Dutch gold – Frank McNally on a weekend in idyllic Amsterdam

Cars were few and slow-moving, even on unpedestrianised streets

In Amsterdam for the weekend, I caught up with an old friend, Victor Lacken, and was relived to see that despite 25 years in Dutch exile, he still looks the very picture of an Irishman.

He still plays traditional music too, as he did back in early 1990s when we were briefly in journalism school together. These days, his regular venue is a place called Mulligan’s, founded in 1988 and said to be Amsterdam’s oldest Irish pub.

Back in 1993, his gigs were in the White Horse on Dublin’s George’s Quay, around the corner from another Mulligan’s.

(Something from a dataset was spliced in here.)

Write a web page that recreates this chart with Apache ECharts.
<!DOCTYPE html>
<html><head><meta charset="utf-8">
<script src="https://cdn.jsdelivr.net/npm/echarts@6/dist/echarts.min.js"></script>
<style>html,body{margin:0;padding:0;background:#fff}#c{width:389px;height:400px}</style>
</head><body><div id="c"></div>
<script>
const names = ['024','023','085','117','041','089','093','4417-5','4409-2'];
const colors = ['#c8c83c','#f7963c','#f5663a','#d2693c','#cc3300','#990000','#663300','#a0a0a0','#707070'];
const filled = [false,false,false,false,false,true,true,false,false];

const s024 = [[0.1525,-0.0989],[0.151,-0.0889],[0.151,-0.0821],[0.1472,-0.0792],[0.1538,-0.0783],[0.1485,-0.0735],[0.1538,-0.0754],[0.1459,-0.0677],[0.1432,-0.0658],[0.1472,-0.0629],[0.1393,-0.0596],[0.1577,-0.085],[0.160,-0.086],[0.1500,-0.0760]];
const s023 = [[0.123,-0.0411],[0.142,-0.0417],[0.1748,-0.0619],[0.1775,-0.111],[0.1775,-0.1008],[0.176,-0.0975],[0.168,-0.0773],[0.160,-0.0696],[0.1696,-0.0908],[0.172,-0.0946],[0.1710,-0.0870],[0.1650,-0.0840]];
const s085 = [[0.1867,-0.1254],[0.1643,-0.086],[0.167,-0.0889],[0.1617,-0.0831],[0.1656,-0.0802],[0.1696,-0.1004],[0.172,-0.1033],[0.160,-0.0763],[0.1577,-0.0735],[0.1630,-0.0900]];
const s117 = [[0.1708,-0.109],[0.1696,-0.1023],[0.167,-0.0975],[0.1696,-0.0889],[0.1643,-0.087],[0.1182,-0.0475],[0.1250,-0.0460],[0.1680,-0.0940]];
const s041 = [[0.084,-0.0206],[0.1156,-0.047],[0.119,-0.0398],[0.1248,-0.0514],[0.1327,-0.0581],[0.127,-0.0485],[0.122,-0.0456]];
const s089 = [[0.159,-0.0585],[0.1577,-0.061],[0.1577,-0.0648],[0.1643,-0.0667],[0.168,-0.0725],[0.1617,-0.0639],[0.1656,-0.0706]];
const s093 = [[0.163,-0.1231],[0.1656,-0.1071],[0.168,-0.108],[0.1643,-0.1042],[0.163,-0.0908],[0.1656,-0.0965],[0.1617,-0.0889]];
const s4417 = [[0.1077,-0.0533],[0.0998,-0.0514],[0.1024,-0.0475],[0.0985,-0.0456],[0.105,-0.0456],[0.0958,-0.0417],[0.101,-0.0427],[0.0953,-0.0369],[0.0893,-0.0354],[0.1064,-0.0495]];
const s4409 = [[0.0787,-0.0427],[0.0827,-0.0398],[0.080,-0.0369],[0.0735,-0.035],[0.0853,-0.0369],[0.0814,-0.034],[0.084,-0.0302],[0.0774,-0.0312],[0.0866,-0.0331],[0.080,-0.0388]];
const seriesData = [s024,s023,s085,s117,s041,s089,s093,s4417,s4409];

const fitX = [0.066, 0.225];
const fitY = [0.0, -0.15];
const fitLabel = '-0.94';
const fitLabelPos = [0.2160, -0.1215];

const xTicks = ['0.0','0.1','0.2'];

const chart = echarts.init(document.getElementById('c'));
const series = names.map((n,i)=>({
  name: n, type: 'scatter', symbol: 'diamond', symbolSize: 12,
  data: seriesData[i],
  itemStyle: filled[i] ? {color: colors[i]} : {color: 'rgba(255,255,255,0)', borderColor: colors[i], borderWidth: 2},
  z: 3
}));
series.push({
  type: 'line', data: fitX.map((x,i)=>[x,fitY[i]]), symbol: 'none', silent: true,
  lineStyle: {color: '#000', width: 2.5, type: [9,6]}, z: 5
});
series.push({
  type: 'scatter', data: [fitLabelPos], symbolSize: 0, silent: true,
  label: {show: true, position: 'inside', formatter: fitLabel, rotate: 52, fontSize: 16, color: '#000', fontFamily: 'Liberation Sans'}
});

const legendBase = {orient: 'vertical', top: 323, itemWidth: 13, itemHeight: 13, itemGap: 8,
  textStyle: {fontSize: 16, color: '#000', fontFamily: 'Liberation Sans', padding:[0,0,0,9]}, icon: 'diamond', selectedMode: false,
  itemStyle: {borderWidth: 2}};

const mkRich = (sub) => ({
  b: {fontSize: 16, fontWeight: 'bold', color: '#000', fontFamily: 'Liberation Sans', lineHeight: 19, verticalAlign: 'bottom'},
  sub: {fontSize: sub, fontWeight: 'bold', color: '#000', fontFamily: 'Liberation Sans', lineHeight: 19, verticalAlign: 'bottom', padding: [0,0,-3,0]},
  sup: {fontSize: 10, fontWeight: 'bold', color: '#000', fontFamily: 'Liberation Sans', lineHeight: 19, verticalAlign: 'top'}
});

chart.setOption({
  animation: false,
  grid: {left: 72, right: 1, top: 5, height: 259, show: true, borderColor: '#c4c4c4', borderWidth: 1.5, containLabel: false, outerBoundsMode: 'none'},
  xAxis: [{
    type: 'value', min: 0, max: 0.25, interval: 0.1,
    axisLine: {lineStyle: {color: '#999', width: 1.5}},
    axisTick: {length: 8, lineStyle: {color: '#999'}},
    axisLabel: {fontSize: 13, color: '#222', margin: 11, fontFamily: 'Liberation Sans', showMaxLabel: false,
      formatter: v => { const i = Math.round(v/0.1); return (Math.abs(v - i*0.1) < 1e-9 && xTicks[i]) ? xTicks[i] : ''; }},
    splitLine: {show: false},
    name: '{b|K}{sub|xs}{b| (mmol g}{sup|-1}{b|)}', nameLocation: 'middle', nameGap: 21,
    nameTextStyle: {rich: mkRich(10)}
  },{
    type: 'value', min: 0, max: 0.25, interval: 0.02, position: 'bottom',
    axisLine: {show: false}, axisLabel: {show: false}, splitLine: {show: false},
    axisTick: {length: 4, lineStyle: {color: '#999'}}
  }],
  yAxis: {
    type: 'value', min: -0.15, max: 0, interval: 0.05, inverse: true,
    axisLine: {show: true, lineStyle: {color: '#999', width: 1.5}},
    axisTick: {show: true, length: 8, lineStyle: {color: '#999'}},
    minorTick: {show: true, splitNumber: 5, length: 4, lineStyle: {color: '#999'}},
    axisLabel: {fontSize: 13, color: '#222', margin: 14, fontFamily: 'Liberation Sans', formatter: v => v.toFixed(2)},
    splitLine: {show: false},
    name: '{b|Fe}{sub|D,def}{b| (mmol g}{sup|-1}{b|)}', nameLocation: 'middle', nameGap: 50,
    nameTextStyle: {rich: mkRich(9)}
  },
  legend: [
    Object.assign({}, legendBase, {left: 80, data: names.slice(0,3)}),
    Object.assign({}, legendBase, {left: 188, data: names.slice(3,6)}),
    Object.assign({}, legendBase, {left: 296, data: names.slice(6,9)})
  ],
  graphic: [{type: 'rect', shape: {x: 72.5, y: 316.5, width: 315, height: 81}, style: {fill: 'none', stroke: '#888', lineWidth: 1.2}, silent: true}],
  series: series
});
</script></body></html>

The White Horse is a Starbucks now, he reminded me, and I was at first inclined to be indignant about its passing. Then I remembered the smell of the toilets there and thought that, no, it may be better off dead.


Victor used to play the banjo but found it caused tendonitis so now confines himself to the more sustainable lifestyle of guitarist, anchoring a trio that also includes a fine fiddler (English) and accomplished whistle player (Dutch).

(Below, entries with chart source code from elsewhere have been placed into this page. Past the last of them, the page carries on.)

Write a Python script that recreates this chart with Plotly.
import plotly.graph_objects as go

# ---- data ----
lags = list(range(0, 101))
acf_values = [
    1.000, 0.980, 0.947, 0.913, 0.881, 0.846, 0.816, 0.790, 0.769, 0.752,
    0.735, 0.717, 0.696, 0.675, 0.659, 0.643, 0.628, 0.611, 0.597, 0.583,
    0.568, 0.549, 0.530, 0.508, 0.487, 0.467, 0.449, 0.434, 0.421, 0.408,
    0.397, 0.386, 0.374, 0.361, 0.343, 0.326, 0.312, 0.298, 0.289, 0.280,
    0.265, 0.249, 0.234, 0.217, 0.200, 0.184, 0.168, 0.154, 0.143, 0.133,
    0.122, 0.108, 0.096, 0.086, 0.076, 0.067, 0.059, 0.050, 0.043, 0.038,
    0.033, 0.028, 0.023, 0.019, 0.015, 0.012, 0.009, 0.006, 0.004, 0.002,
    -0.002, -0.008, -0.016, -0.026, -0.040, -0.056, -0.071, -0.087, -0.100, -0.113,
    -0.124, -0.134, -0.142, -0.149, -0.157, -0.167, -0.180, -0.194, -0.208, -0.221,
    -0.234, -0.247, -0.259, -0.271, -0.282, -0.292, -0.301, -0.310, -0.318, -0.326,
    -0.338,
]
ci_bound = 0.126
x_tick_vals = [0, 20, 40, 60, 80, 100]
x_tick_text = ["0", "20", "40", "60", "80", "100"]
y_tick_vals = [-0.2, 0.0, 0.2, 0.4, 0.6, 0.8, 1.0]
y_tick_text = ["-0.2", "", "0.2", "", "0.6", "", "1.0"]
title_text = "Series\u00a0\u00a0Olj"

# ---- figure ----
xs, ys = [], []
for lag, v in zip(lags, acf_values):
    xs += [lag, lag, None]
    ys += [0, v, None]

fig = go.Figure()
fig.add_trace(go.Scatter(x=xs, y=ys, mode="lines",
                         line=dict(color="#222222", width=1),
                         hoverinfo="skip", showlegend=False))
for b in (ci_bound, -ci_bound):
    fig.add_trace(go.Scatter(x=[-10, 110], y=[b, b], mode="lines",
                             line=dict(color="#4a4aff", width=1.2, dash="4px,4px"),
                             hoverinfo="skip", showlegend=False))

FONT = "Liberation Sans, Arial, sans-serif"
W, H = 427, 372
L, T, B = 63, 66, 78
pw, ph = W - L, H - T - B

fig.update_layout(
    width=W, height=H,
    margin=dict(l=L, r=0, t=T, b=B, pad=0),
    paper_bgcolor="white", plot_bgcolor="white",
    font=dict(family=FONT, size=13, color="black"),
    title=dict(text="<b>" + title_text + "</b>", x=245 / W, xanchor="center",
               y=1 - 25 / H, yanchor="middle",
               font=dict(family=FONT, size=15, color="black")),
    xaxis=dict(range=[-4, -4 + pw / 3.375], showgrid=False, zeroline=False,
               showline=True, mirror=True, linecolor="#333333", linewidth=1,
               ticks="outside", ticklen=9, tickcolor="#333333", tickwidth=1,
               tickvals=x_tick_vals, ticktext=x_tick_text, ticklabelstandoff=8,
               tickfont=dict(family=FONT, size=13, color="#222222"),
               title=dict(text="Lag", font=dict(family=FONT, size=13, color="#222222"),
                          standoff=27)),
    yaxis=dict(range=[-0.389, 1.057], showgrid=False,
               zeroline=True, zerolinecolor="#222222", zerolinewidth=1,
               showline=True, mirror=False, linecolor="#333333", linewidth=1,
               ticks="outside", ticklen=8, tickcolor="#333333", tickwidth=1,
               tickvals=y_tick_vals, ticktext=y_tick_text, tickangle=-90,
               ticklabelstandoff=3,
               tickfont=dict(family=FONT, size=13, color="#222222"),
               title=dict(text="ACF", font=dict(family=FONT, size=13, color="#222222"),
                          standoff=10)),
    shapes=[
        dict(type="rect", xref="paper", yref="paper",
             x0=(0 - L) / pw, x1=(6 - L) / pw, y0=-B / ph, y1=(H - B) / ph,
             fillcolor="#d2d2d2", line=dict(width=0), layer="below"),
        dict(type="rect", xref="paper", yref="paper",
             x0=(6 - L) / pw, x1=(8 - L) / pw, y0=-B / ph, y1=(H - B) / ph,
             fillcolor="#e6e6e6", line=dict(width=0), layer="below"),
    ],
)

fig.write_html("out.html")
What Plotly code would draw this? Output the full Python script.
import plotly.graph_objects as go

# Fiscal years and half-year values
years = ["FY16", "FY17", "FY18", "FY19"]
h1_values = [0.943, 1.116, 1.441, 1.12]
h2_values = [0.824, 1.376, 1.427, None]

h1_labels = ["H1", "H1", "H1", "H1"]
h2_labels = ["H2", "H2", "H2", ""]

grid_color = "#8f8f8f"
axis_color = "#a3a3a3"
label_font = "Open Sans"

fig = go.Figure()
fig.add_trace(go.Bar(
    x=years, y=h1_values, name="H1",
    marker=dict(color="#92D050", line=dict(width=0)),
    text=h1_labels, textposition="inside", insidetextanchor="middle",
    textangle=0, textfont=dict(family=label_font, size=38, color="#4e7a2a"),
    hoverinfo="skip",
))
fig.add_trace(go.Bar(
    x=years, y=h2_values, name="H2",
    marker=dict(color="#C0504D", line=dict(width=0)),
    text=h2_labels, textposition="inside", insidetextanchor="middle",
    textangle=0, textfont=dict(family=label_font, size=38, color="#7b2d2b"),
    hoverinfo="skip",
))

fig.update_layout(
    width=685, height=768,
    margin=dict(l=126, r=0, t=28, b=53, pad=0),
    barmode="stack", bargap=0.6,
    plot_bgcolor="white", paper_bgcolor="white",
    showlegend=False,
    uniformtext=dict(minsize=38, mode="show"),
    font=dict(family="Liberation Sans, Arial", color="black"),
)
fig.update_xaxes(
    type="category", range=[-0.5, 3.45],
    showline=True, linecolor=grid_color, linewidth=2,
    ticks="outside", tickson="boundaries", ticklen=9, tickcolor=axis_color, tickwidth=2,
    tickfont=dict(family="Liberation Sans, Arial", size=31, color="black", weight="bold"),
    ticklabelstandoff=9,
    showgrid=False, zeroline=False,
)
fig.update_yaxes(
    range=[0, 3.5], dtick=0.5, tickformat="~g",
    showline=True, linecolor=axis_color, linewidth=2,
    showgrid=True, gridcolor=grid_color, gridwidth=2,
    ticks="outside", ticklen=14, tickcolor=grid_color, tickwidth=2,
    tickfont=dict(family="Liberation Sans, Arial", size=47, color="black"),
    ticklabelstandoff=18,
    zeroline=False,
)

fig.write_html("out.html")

In between the jigs and reels on Saturday night, he sang songs including the Pogues’ Broad Majestic Shannon, a ballad about the loneliness of exile.

But Victor is not homesick. He has put down roots in Amsterdam: two children and a career as a photographer/video-journalist included. And he loves life in this walkable, boat-and-bike friendly city. “It’s what Dublin should be,” he said.

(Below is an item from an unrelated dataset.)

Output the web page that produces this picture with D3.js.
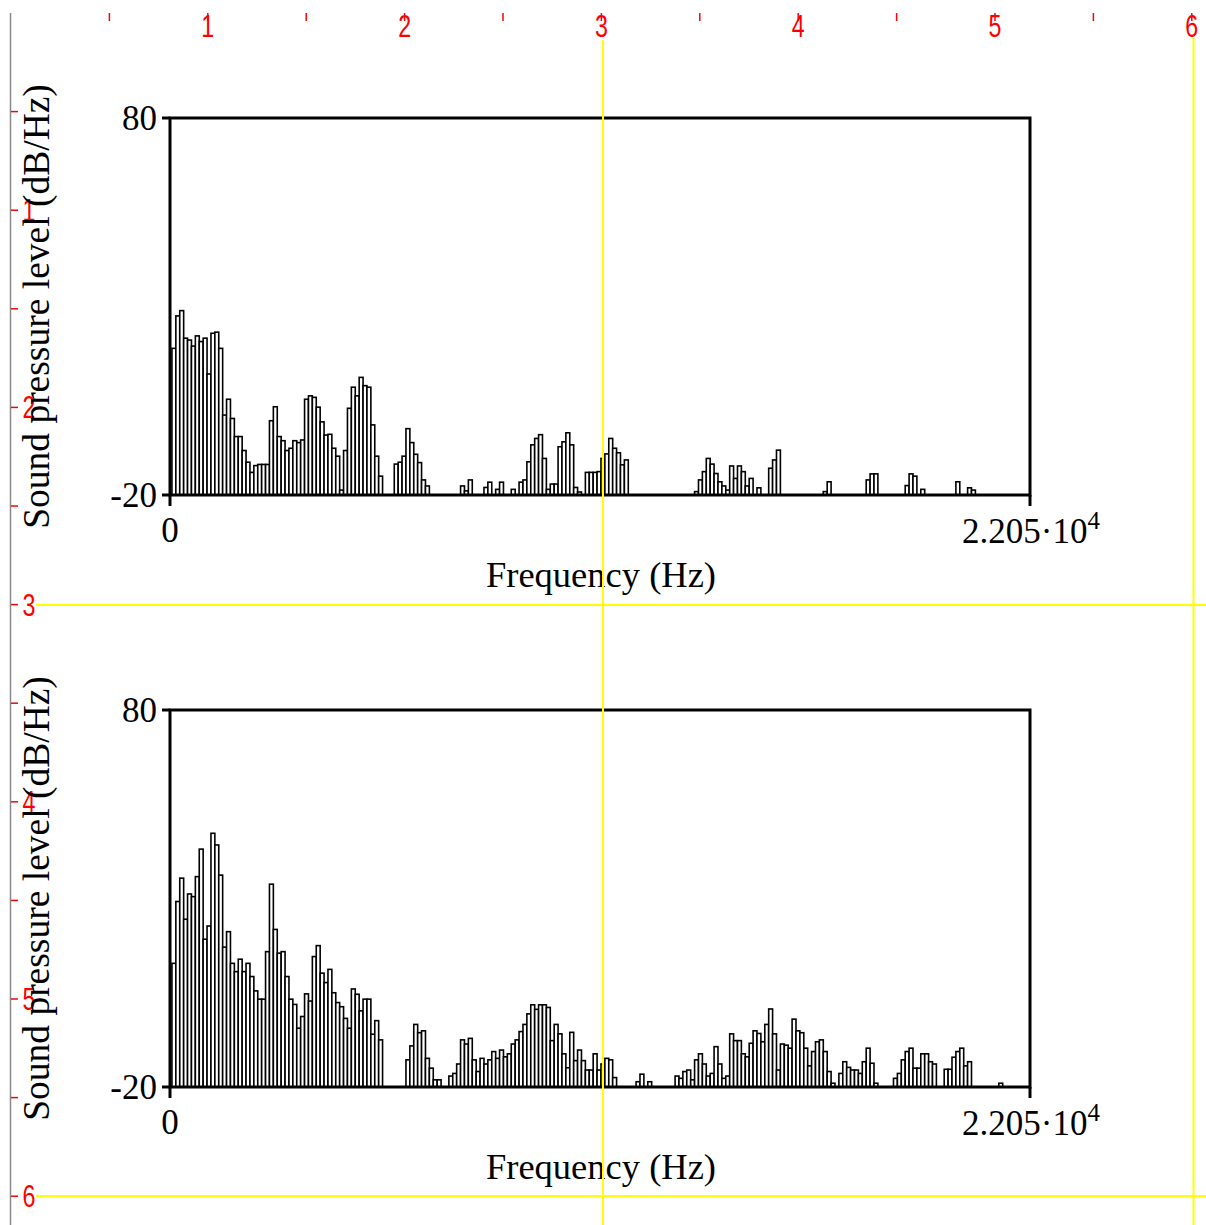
<!DOCTYPE html>
<html><head><meta charset="utf-8">
<script src="https://cdn.jsdelivr.net/npm/d3@7"></script>
<style>html,body{margin:0;padding:0;background:#fff;overflow:hidden} svg{display:block}</style>
</head><body>
<script>
// ---- data (dB/Hz per 100 Hz band; null = below the -20 floor) ----
const binHz = 100;
const topLevels = [
 18.9, 27.5, 28.9, 21.6, 21.1, 19.5, 22.2, 20.7, 21.6, 12.1,
 22.9, 23.2, 18.9, 1.2, 5.4, 0.3, -4.5, -4.5, -8.2, -11.3,
 -14.0, -12.2, -11.9, -11.9, -11.9, -0.3, 3.4, -4.5, -5.6, -8.2,
 -7.6, -5.6, -6.1, -5.4, 5.4, 6.3, 5.9, 3.3, -0.6, -4.1,
 -3.9, -7.6, -9.7, -18.7, -8.2, 3.0, 8.6, 6.3, 11.2, 9.0,
 8.6, -1.4, -9.7, -15.0, null, null, null, -11.8, -11.3, -9.7,
 -2.4, -6.1, -9.2, -11.4, -16.0, -17.6, null, null, null, null,
 null, null, null, null, -17.6, -18.9, -16.0, null, null, null,
 -18.0, -16.6, null, -18.5, -16.6, null, null, -18.5, null, -16.6,
 -16.0, -11.2, -6.7, -5.0, -4.0, -10.3, -18.5, -17.1, -17.1, -7.2,
 -5.9, -3.5, -6.7, -18.0, -19.2, null, -14.0, -14.0, -14.0, -13.8,
 -10.3, -9.1, -5.0, -7.6, -8.8, -12.0, -10.7, null, null, null,
 null, null, null, null, null, null, null, null, null, null,
 null, null, null, null, -19.1, -16.0, -13.8, -10.3, -11.8, -14.3,
 -16.5, -17.6, -18.7, -12.3, -15.6, -12.3, -13.8, -17.6, -15.6, null,
 -18.1, null, null, -12.9, -10.7, -8.1, null, null, null, null,
 null, null, null, null, null, null, null, -19.1, -16.5, null,
 null, null, null, null, null, null, null, null, -16.0, -14.4,
 -14.4, null, null, null, null, null, null, null, -17.5, -14.4,
 -15.0, null, -18.5, null, null, null, null, null, null, null,
 null, -16.5, null, null, -18.1, -18.7
];
const bottomLevels = [
 12.8, 29.2, 35.4, 24.5, 31.2, 30.5, 35.8, 43.1, 19.2, 22.7,
 47.3, 44.2, 36.2, 17.1, 21.2, 12.8, 10.6, 13.9, 10.6, 12.8,
 9.3, 5.5, 3.3, 3.3, 15.9, 33.8, 21.8, 15.5, 15.9, 9.3,
 3.3, 1.9, -4.4, -1.3, 4.7, 2.8, 14.6, 17.5, 10.2, 7.7,
 11.2, 5.0, 2.4, 1.3, -1.8, -4.4, 6.0, 4.6, 0.2, 3.3,
 3.3, -6.0, -2.4, -7.5, null, null, null, null, null, null,
 -12.8, -9.1, -3.4, -5.6, -5.1, -12.4, -15.0, -18.1, -18.1, null,
 null, -17.1, -16.4, -13.9, -7.5, -8.6, -7.1, -12.8, -15.9, -12.4,
 -13.9, -12.8, -10.6, -12.4, -10.2, -12.0, -11.2, -8.6, -7.5, -5.3,
 -3.4, -0.6, 1.8, 0.6, 1.8, 1.8, 1.1, -7.7, -3.4, -5.9,
 -11.2, -14.9, -5.5, -13.0, -10.2, -13.0, -15.5, -15.5, -11.2, -15.5,
 -13.9, -12.4, -12.8, -17.5, null, null, null, null, null, -18.6,
 -16.6, null, -18.6, null, null, null, null, null, null, -17.1,
 -17.7, -15.9, -15.5, -18.1, -12.8, -11.2, -13.9, -17.1, -16.4, -9.3,
 -13.9, -17.7, -17.1, -5.9, -7.7, -7.7, -11.2, -12.0, -8.4, -5.1,
 -5.8, -8.0, -3.4, 0.7, -5.9, -15.5, -8.6, -8.9, -9.7, -2.0,
 -5.1, -5.6, -9.7, -14.4, -10.6, -8.0, -7.5, -10.6, -15.9, -19.0,
 null, -16.4, -13.3, -14.8, -15.5, -15.5, -16.4, -13.3, -9.7, -13.7,
 -19.0, null, null, null, null, -17.7, -16.4, -12.8, -10.6, -9.7,
 -15.0, -15.0, -11.2, -11.2, -13.3, -13.9, null, null, -15.3, -15.3,
 -12.1, -10.6, -9.7, -14.4, -13.3, null, null, null, null, null,
 null, null, -19.0
];
const freqDomain = [0, 22050];
const levelDomain = [-20, 80];
const yTickLabels = ["80", "-20"];
const xTickLabels = ["0", "2.205·10", "4"];
const xAxisTitle = "Frequency (Hz)";
const yAxisTitle = "Sound pressure level (dB/Hz)";
const rulerLabels = ["1", "2", "3", "4", "5", "6"];

// ---- drawing ----
const W = 1206, H = 1225;
const svg = d3.select("body").append("svg").attr("width", W).attr("height", H);
svg.append("rect").attr("width", W).attr("height", H).attr("fill", "#fff");

const serif = "'Liberation Serif','Times New Roman',serif";
const sans = "'Liberation Sans',Arial,sans-serif";

// gray left edge line
svg.append("line").attr("x1", 10.5).attr("x2", 10.5).attr("y1", 13).attr("y2", H)
  .attr("stroke", "#8a8a8a").attr("stroke-width", 1.5);

// rulers (inches)
const rulerX = d3.scaleLinear().domain([0, 6]).range([11, 1191.8]);
const rulerY = d3.scaleLinear().domain([0, 6]).range([13, 1196.2]);
const halves = d3.range(1, 13).map(i => i / 2);
const red = "#ff0000";
svg.append("g").selectAll("line").data(halves).join("line")
  .attr("x1", d => rulerX(d)).attr("x2", d => rulerX(d)).attr("y1", 13).attr("y2", 21)
  .attr("stroke", red).attr("stroke-width", 1.5);
svg.append("g").selectAll("line").data(halves).join("line")
  .attr("y1", d => rulerY(d)).attr("y2", d => rulerY(d)).attr("x1", 11).attr("x2", 18)
  .attr("stroke", red).attr("stroke-width", 1.5);
svg.append("g").selectAll("text").data(rulerLabels).join("text")
  .attr("transform", (d, i) => `translate(${rulerX(i + 1)},37) scale(0.75,1)`)
  .attr("text-anchor", "middle").attr("font-family", sans).attr("font-size", 31)
  .attr("fill", red).text(d => d);
svg.append("g").selectAll("text").data(rulerLabels).join("text")
  .attr("transform", (d, i) => `translate(29,${rulerY(i + 1) + 11}) scale(0.75,1)`)
  .attr("text-anchor", "middle").attr("font-family", sans).attr("font-size", 31)
  .attr("fill", red).text(d => d);

const x = d3.scaleLinear().domain(freqDomain).range([170, 1030]);

function panel(levels, top, bottom) {
  const y = d3.scaleLinear().domain(levelDomain).range([bottom, top]);
  const g = svg.append("g");
  const bins = levels.map((v, i) => ({ v, lo: (i + 0.5) * binHz, hi: (i + 1.5) * binHz }))
    .filter(d => d.v !== null);
  g.append("g").selectAll("rect").data(bins).join("rect")
    .attr("x", d => x(d.lo)).attr("width", d => x(d.hi) - x(d.lo))
    .attr("y", d => y(d.v)).attr("height", d => y(levelDomain[0]) - y(d.v))
    .attr("fill", "#fff").attr("stroke", "#000").attr("stroke-width", 1.6);
  // frame
  g.append("rect").attr("x", x(freqDomain[0])).attr("y", top)
    .attr("width", x(freqDomain[1]) - x(freqDomain[0])).attr("height", bottom - top)
    .attr("fill", "none").attr("stroke", "#000").attr("stroke-width", 3);
  // y ticks
  levelDomain.slice().reverse().forEach((lv, i) => {
    g.append("line").attr("x1", x(0) - 8).attr("x2", x(0)).attr("y1", y(lv)).attr("y2", y(lv))
      .attr("stroke", "#000").attr("stroke-width", 3);
    g.append("text").attr("x", 157).attr("y", y(lv) + 12).attr("text-anchor", "end")
      .attr("font-family", serif).attr("font-size", 35).attr("fill", "#000").text(yTickLabels[i]);
  });
  // x ticks
  freqDomain.forEach(f => {
    g.append("line").attr("x1", x(f)).attr("x2", x(f)).attr("y1", bottom).attr("y2", bottom + 11)
      .attr("stroke", "#000").attr("stroke-width", 3);
  });
  g.append("text").attr("x", x(freqDomain[0])).attr("y", bottom + 47).attr("text-anchor", "middle")
    .attr("font-family", serif).attr("font-size", 35).text(xTickLabels[0]);
  const t = g.append("text").attr("x", x(freqDomain[1]) + 1).attr("y", bottom + 48)
    .attr("text-anchor", "middle").attr("font-family", serif).attr("font-size", 35);
  t.append("tspan").text(xTickLabels[1]);
  t.append("tspan").attr("dy", -14).attr("font-size", 25).text(xTickLabels[2]);
  g.append("text").attr("x", 601).attr("y", bottom + 92).attr("text-anchor", "middle")
    .attr("font-family", serif).attr("font-size", 36.5).text(xAxisTitle);
  const cy = (top + bottom) / 2;
  g.append("text").attr("transform", `translate(49,${cy}) rotate(-90)`).attr("text-anchor", "middle")
    .attr("font-family", serif).attr("font-size", 37.5).text(yAxisTitle);
}
panel(topLevels, 118, 495);
panel(bottomLevels, 710, 1087);

// yellow selection lines
const yellow = "#ffff00";
svg.append("line").attr("x1", 603).attr("x2", 603).attr("y1", 40).attr("y2", H).attr("stroke", yellow).attr("stroke-width", 2);
svg.append("line").attr("x1", 1193.5).attr("x2", 1193.5).attr("y1", 38).attr("y2", H).attr("stroke", yellow).attr("stroke-width", 2);
svg.append("line").attr("x1", 36).attr("x2", W).attr("y1", 605).attr("y2", 605).attr("stroke", yellow).attr("stroke-width", 2);
svg.append("line").attr("x1", 36).attr("x2", W).attr("y1", 1196).attr("y2", 1196).attr("stroke", yellow).attr("stroke-width", 2);
</script>
</body></html>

Strolling back to my hotel afterwards, along the broad, majestic Amstel, I had to agree that life in central Amsterdam looked idyllic.

Cars were few and slow-moving, even on unpedestrianised streets. What must once have been parking spaces were being reclaimed everywhere by nature, or at least by potted plants.

Yes, many cyclists seemed to regard the presence of stupid pedestrians in their bike lanes as an intolerable infringement of human rights. Some give the impression that they would happily go through you as a short cut. Other than that, the back and side streets are relaxing places to walk.

Amsterdammers not being much given to curtains, you can often see into their houses and apartments. This adds to the allure of local life. They may not all be Vermeers, but modern Dutch interiors look attractive too.

The older houses of Amsterdam are just as majestic as the Amstel – if, like the canals, rarely as broad. The classic 17th-century gable-to-the-front architectural style (exported to pre-Georgian Dublin as the “Dutch Billy” look, of which little now remains) is by definition narrow.

This originated, I gather, as a pragmatic response to a canal-frontage tax, although even more basic economics – shortage of space – must also have been a factor on limiting width.

Amsterdam’s café culture is globally famous too, but perhaps not as famous as its “coffee houses”, with which it should not be confused.

Coffee houses are the places people go to buy stimulants other than coffee. Yes, despite the Dutch reputation for plain speaking, they still deploy this 1970s euphemism for shops that sell cannabis, psychotropic truffles, and other mood-altering substances.

Mind you, any reticence vanishes once inside their front doors, where helpful staff will advise on the type of, say, Moroccan hash that best suits your needs (“this one is relaxing, this one is more uplifting”, etc), or guide you through the maze of truffle varieties.

One of the more popular ranges of the latter has a code of miniature Planet Saturns to assist “psychonauts” in choosing how spaced out they want to be. A brand called “Atlantis” promises visual effects of 4.5 Saturns, for example, whereas “Dragon’s Dynamite” promises 5.5.

Speaking of euphemisms, those people who like to use the phrase #Irelandisfull should visit Amsterdam and its surrounds for a more informed perspective.

As one of the most densely populated countries in Europe, the Netherlands is an awful lot fuller than here. On Saturday afternoon in Amsterdam, even compared with Dublin, the shopping streets were mobbed.

I didn’t notice any Grand Canal-style tented encampments on my short visit, but as elsewhere immigration has become a big issue. Hence last November’s general election, in which Geert Wilders’s right-wing populists (PVV) topped the poll.

Mind you, there are more varieties of Dutch politics than there are of mind-altering substances in local coffee shops.

No fewer than 26 parties fought the election – including a Party for the Animals (not to be confused with a Party for Party Animals, although there may be one of those too) – of which 15 won seats.

So the result was yet another coalition. And as Financial Times columnist Simon Kuper explained in an election preview: “the mission of every Dutch coalition is to make boring technocratic compromises”.

I say the result “was” another coalition: in fact, six months on, a new government hasn’t been formed yet. Four parties including the PVV have agreed, among other things, that none of their leaders will be prime minister. And a deal is now imminent. But as I write this, they’re still talking.